EXERCISE INSTRUCTIONS :: In this exercise, return the whole listing exactly, excluding any images.

SUPPLIED DATA ::
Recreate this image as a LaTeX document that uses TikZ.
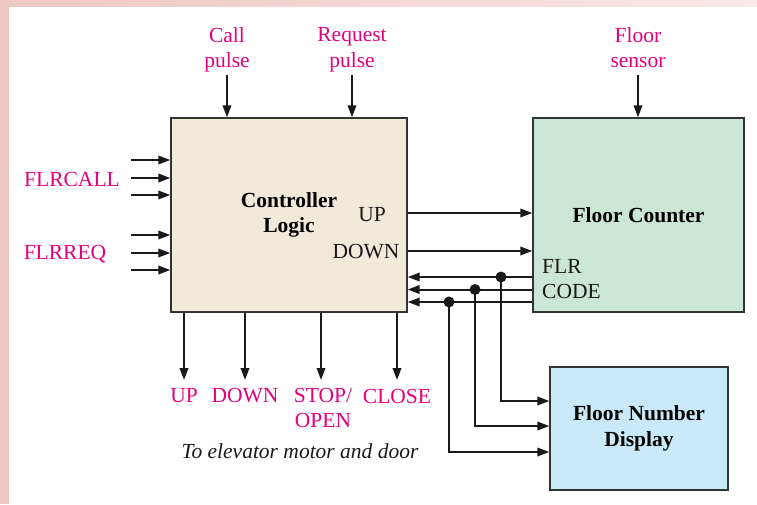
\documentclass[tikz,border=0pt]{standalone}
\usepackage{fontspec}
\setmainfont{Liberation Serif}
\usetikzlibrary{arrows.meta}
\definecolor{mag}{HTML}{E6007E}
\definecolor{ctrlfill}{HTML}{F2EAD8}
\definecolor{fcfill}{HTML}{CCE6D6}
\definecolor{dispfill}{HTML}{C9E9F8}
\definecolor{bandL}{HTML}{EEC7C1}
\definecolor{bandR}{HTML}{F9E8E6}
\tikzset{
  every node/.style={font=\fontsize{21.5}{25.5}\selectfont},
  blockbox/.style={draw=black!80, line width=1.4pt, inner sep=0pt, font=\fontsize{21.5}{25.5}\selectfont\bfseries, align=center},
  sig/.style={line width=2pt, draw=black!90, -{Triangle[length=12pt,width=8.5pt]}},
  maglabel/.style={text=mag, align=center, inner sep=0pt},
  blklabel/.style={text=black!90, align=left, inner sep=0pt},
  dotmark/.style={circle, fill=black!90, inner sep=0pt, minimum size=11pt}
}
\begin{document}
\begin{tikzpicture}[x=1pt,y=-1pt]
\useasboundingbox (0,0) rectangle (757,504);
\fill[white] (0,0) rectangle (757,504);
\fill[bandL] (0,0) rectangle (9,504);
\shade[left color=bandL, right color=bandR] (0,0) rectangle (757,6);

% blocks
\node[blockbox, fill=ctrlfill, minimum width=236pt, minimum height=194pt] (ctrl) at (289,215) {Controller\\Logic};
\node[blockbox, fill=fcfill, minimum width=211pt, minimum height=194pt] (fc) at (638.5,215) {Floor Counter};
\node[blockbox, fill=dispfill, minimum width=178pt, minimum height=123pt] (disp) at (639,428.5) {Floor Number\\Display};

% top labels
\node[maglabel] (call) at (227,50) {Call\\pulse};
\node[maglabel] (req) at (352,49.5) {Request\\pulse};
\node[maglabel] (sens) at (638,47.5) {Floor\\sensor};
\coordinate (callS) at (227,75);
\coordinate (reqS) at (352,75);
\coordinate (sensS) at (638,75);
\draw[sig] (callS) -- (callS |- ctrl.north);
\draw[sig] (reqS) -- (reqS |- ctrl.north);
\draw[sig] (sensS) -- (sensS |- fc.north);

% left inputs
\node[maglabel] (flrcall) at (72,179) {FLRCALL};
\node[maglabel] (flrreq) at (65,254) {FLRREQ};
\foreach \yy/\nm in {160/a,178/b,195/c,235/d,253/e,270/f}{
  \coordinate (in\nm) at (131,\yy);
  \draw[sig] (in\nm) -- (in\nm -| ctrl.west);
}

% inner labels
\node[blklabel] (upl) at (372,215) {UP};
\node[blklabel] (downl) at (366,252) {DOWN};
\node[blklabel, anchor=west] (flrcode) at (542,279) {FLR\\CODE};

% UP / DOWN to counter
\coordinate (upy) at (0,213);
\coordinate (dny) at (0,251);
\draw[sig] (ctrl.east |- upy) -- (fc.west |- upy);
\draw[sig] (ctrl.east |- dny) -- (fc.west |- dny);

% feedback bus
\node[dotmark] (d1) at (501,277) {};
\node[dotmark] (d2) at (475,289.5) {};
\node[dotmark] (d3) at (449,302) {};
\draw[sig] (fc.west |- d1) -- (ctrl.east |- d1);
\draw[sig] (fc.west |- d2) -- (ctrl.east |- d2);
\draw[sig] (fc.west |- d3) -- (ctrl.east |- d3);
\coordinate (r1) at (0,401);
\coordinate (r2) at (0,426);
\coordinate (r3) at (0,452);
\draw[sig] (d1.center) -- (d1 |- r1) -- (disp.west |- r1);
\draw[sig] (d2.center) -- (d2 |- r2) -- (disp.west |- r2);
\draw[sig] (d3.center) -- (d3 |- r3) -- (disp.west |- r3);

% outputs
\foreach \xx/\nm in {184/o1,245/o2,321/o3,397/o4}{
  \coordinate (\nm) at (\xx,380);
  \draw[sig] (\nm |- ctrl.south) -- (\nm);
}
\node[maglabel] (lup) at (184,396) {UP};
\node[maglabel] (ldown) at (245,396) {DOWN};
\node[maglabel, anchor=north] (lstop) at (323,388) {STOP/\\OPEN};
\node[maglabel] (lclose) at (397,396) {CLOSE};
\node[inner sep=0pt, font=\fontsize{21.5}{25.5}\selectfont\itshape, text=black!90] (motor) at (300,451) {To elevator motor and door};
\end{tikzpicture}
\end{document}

RESULT FOR THIS EXERCISE ::
Recreate this image as a LaTeX document that uses TikZ.
\documentclass[tikz,border=0pt]{standalone}
\usepackage{fontspec}
\setmainfont{Liberation Serif}
\usetikzlibrary{arrows.meta}
\definecolor{mag}{HTML}{E6007E}
\definecolor{ctrlfill}{HTML}{F2EAD8}
\definecolor{fcfill}{HTML}{CCE6D6}
\definecolor{dispfill}{HTML}{C9E9F8}
\definecolor{bandL}{HTML}{EEC7C1}
\definecolor{bandR}{HTML}{F9E8E6}
\tikzset{
  every node/.style={font=\fontsize{21.5}{25.5}\selectfont},
  blockbox/.style={draw=black!80, line width=1.4pt, inner sep=0pt, font=\fontsize{21.5}{25.5}\selectfont\bfseries, align=center},
  sig/.style={line width=2pt, draw=black!90, -{Triangle[length=12pt,width=8.5pt]}},
  maglabel/.style={text=mag, align=center, inner sep=0pt},
  blklabel/.style={text=black!90, align=left, inner sep=0pt},
  dotmark/.style={circle, fill=black!90, inner sep=0pt, minimum size=11pt}
}
\begin{document}
\begin{tikzpicture}[x=1pt,y=-1pt]
\useasboundingbox (0,0) rectangle (757,504);
\fill[white] (0,0) rectangle (757,504);
\fill[bandL] (0,0) rectangle (9,504);
\shade[left color=bandL, right color=bandR] (0,0) rectangle (757,6);

% blocks
\node[blockbox, fill=ctrlfill, minimum width=236pt, minimum height=194pt] (ctrl) at (289,215) {Controller\\Logic};
\node[blockbox, fill=fcfill, minimum width=211pt, minimum height=194pt] (fc) at (638.5,215) {Floor Counter};
\node[blockbox, fill=dispfill, minimum width=178pt, minimum height=123pt] (disp) at (639,428.5) {Floor Number\\Display};

% top labels
\node[maglabel] (call) at (227,50) {Call\\pulse};
\node[maglabel] (req) at (352,49.5) {Request\\pulse};
\node[maglabel] (sens) at (638,47.5) {Floor\\sensor};
\coordinate (callS) at (227,75);
\coordinate (reqS) at (352,75);
\coordinate (sensS) at (638,75);
\draw[sig] (callS) -- (callS |- ctrl.north);
\draw[sig] (reqS) -- (reqS |- ctrl.north);
\draw[sig] (sensS) -- (sensS |- fc.north);

% left inputs
\node[maglabel] (flrcall) at (72,179) {FLRCALL};
\node[maglabel] (flrreq) at (65,254) {FLRREQ};
\foreach \yy/\nm in {160/a,178/b,195/c,235/d,253/e,270/f}{
  \coordinate (in\nm) at (131,\yy);
  \draw[sig] (in\nm) -- (in\nm -| ctrl.west);
}

% inner labels
\node[blklabel] (upl) at (372,215) {UP};
\node[blklabel] (downl) at (366,252) {DOWN};
\node[blklabel, anchor=west] (flrcode) at (542,279) {FLR\\CODE};

% UP / DOWN to counter
\coordinate (upy) at (0,213);
\coordinate (dny) at (0,251);
\draw[sig] (ctrl.east |- upy) -- (fc.west |- upy);
\draw[sig] (ctrl.east |- dny) -- (fc.west |- dny);

% feedback bus
\node[dotmark] (d1) at (501,277) {};
\node[dotmark] (d2) at (475,289.5) {};
\node[dotmark] (d3) at (449,302) {};
\draw[sig] (fc.west |- d1) -- (ctrl.east |- d1);
\draw[sig] (fc.west |- d2) -- (ctrl.east |- d2);
\draw[sig] (fc.west |- d3) -- (ctrl.east |- d3);
\coordinate (r1) at (0,401);
\coordinate (r2) at (0,426);
\coordinate (r3) at (0,452);
\draw[sig] (d1.center) -- (d1 |- r1) -- (disp.west |- r1);
\draw[sig] (d2.center) -- (d2 |- r2) -- (disp.west |- r2);
\draw[sig] (d3.center) -- (d3 |- r3) -- (disp.west |- r3);

% outputs
\foreach \xx/\nm in {184/o1,245/o2,321/o3,397/o4}{
  \coordinate (\nm) at (\xx,380);
  \draw[sig] (\nm |- ctrl.south) -- (\nm);
}
\node[maglabel] (lup) at (184,396) {UP};
\node[maglabel] (ldown) at (245,396) {DOWN};
\node[maglabel, anchor=north] (lstop) at (323,388) {STOP/\\OPEN};
\node[maglabel] (lclose) at (397,396) {CLOSE};
\node[inner sep=0pt, font=\fontsize{21.5}{25.5}\selectfont\itshape, text=black!90] (motor) at (300,451) {To elevator motor and door};
\end{tikzpicture}
\end{document}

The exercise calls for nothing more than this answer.